EY’s Response and Broader Implications
EY has pledged to cooperate fully with the FRC, stating, “We take our public interest responsibilities extremely seriously and will be fully cooperating with the FRC during their investigation.” The Post Office declined to comment on the probe. The investigation comes at a time when the accounting industry is under increasing scrutiny, with the FRC having fined the Big Four firms over £154 million for audit failures in recent years. For instance, in May 2024, EY and PricewaterhouseCoopers (PwC) were fined a combined £9.3 million for lapses in auditing London Capital & Finance, a collapsed mini-bond firm.
 
Critics, including Lord Prem Sikka, have long questioned EY’s role in the scandal. In posts on X and parliamentary discussions, Sikka highlighted that EY gave the Post Office’s accounts a “clean bill of health” despite evidence of flawed accounting practices, such as inflated profits from sub-postmaster payments and over £1 million in unexplained transactions. These concerns underscore the broader issue of whether auditors adequately challenged the Post Office’s financial reporting, which obscured the impact of Horizon’s errors.

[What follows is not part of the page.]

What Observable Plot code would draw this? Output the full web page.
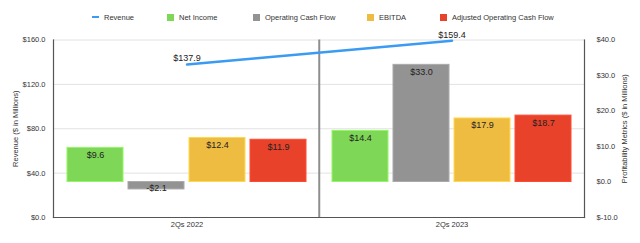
<!DOCTYPE html>
<html>
<head>
<meta charset="utf-8">
<script src="https://cdn.jsdelivr.net/npm/d3@7"></script>
<script src="https://cdn.jsdelivr.net/npm/@observablehq/plot@0.6"></script>
<style>
  body { margin: 0; background: #fff; font-family: "Liberation Sans", Arial, Helvetica, sans-serif; }
  #wrap { position: relative; width: 640px; height: 243px; overflow: hidden; }
  #legend { position: absolute; left: 0; top: 0; width: 640px; height: 30px; font-size: 7.5px; color: #333; }
  .item { position: absolute; top: 13px; height: 9px; line-height: 9px; white-space: nowrap; }
  .sw { display: inline-block; width: 7px; height: 7px; vertical-align: middle; margin-right: 5px; position: relative; top: -1px; }
  .ln { display: inline-block; width: 7px; height: 2px; vertical-align: middle; margin-right: 5px; position: relative; top: -1px; }
  .layer { position: absolute; left: 0; top: 30px; }
</style>
</head>
<body>
<div id="wrap">
  <div id="legend"></div>
  <div id="layerBottom" class="layer"></div>
  <div id="layerTop" class="layer"></div>
</div>
<script>
const categories = ["2Qs 2022", "2Qs 2023"];
const revenue = [137.9, 159.4];
const seriesNames = ["Net Income", "Operating Cash Flow", "EBITDA", "Adjusted Operating Cash Flow"];
const netIncome = [9.6, 14.4];
const operatingCashFlow = [-2.1, 33.0];
const ebitda = [12.4, 17.9];
const adjustedOperatingCashFlow = [11.9, 18.7];
const seriesColors = ["#7ed756", "#939393", "#efbc42", "#e9422a"];
const revenueColor = "#3b9bf3";
const leftTicks = [0, 40, 80, 120, 160];
const rightTicks = [-10, 0, 10, 20, 30, 40];

const seriesValues = [netIncome, operatingCashFlow, ebitda, adjustedOperatingCashFlow];
const rows = [];
categories.forEach((c, i) => {
  seriesNames.forEach((s, j) => rows.push({category: c, series: s, value: seriesValues[j][i]}));
});
const revRows = categories.map((c, i) => ({category: c, value: revenue[i]}));
const money = v => (v < 0 ? "-$" : "$") + Math.abs(v).toFixed(1);

// Legend
const legendItems = [
  {name: "Revenue", color: revenueColor, line: true, left: 92},
  {name: seriesNames[0], color: seriesColors[0], left: 167},
  {name: seriesNames[1], color: seriesColors[1], left: 253},
  {name: seriesNames[2], color: seriesColors[2], left: 367},
  {name: seriesNames[3], color: seriesColors[3], left: 440}
];
const legendEl = document.getElementById("legend");
legendItems.forEach(it => {
  const d = document.createElement("div");
  d.className = "item";
  d.style.left = it.left + "px";
  const s = document.createElement("span");
  s.className = it.line ? "ln" : "sw";
  s.style.background = it.color;
  d.appendChild(s);
  d.appendChild(document.createTextNode(it.name));
  legendEl.appendChild(d);
});

const common = {
  width: 640, height: 213,
  marginTop: 9.5, marginBottom: 26, marginLeft: 53, marginRight: 56,
};
const fontStyle = {fontFamily: "Liberation Sans, Arial, Helvetica, sans-serif", fontSize: "7.5px", color: "#333", background: "transparent"};

// Bottom layer: revenue scale, grid, frame, line
const plotBottom = Plot.plot({
  ...common,
  style: fontStyle,
  x: {type: "band", domain: categories, padding: 0, axis: null},
  y: {domain: [0, 160], axis: null},
  marks: [
    Plot.gridY(leftTicks.filter(d => d > 0), {stroke: "#e2e2e2", strokeOpacity: 1, strokeWidth: 1}),
    Plot.ruleX([categories[1]], {x: d => d, dx: -(640 - 53 - 56) / 4, stroke: "#8e8e8e", strokeWidth: 2}),
    Plot.frame({anchor: "left", stroke: "#555", strokeWidth: 1.2}),
    Plot.frame({anchor: "right", stroke: "#555", strokeWidth: 1.2}),
    Plot.frame({anchor: "bottom", stroke: "#555", strokeWidth: 1.2}),
    Plot.line(revRows, {x: "category", y: "value", stroke: revenueColor, strokeWidth: 2.5}),
    Plot.text(revRows, {x: "category", y: "value", text: d => money(d.value), dy: -6, fontSize: 9, fill: "#222"}),
    Plot.axisY({anchor: "left", ticks: leftTicks, tickFormat: d => "$" + d.toFixed(1), tickSize: 0, tickPadding: 8,
      label: "Revenue ($ in Millions)", labelAnchor: "center", labelArrow: "none", labelOffset: 41, fill: "#333"}),
    Plot.axisX({anchor: "bottom", tickSize: 0, tickPadding: 4, label: null, fill: "#333"})
  ]
});
document.getElementById("layerBottom").appendChild(plotBottom);

// Top layer: profitability bars
const plotTop = Plot.plot({
  ...common,
  style: fontStyle,
  fx: {domain: categories, padding: 0, axis: null},
  x: {domain: seriesNames, paddingInner: 0.085, paddingOuter: 0.18, axis: null},
  y: {domain: [-10, 40], axis: null},
  color: {domain: seriesNames, range: seriesColors},
  marks: [
    Plot.barY(rows, {fx: "category", x: "series", y: "value", fill: "series",
      stroke: d => d3.color(seriesColors[seriesNames.indexOf(d.series)]).brighter(0.4).formatHex(), strokeWidth: 1}),
    Plot.text(rows.filter(d => d.value >= 0), {fx: "category", x: "series", y: "value", text: d => money(d.value), dy: 7, fontSize: 9, fill: "#222"}),
    Plot.text(rows.filter(d => d.value < 0), {fx: "category", x: "series", y: "value", text: d => money(d.value), dy: -1, fontSize: 9, fill: "#222"}),
    Plot.axisY({anchor: "right", ticks: rightTicks, tickFormat: d => "$" + d.toFixed(1), tickSize: 0, tickPadding: 12,
      label: "Profitability Metrics ($ in Millions)", labelAnchor: "center", labelArrow: "none", labelOffset: 42, fill: "#333"})
  ]
});
document.getElementById("layerTop").appendChild(plotTop);
</script>
</body>
</html>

Public and Political Reaction
The announcement of the FRC’s investigation coincided with a ceremony on April 16, 2025, where sub-postmaster campaigners Lee Castleton, Seema Misra, and Chris Head were awarded OBEs at Windsor Castle for their efforts in exposing the scandal. Their recognition underscores the human toll of the Horizon debacle and the ongoing fight for justice. Public sentiment, amplified by the ITV drama Mr Bates vs The Post Office, remains fiercely critical of the institutions involved. On X, users expressed scepticism about the investigation’s scope, with some arguing that limiting it to 2015–2018 and excluding inquiry findings could weaken accountability.
 
Politically, the scandal has prompted significant action. In 2024, then-Prime Minister Rishi Sunak proposed legislation to swiftly exonerate victims, and the Labour government introduced the Horizon Convictions Redress Scheme, offering £600,000 settlements or higher tailored payouts. However, delays in compensation and the Post Office’s handling of payouts, including a controversial tax deduction issue, have drawn further criticism. The Metropolitan Police are also investigating potential fraud offences by Post Office and Fujitsu personnel, with two individuals interviewed under caution as of January 2024.
Looking Ahead
The FRC’s investigation into EY marks a critical step toward understanding the role of external auditors in one of the UK’s most egregious corporate failures. While it may uncover lapses in EY’s oversight, questions remain about whether the probe’s limited scope will fully address the systemic issues that allowed the scandal to persist for decades. For sub-postmasters like Seema Misra, who was pregnant when imprisoned, and Chris Head, who became Britain’s youngest sub-postmaster only to face ruin, the investigation is a reminder of the long road to accountability.
 
As the FRC delves into EY’s audits, the Horizon scandal continues to expose flaws in corporate governance, regulatory oversight, and the justice system. The final inquiry report, expected after the Maxwellisation process, will likely provide further clarity, but for now, the focus is on ensuring that victims receive prompt and fair redress—and that those responsible, from executives to auditors, are held to account. The saga serves as a stark warning about the consequences of unchecked technology, institutional arrogance, and failures in financial scrutiny, with lessons that resonate far beyond the Post Office.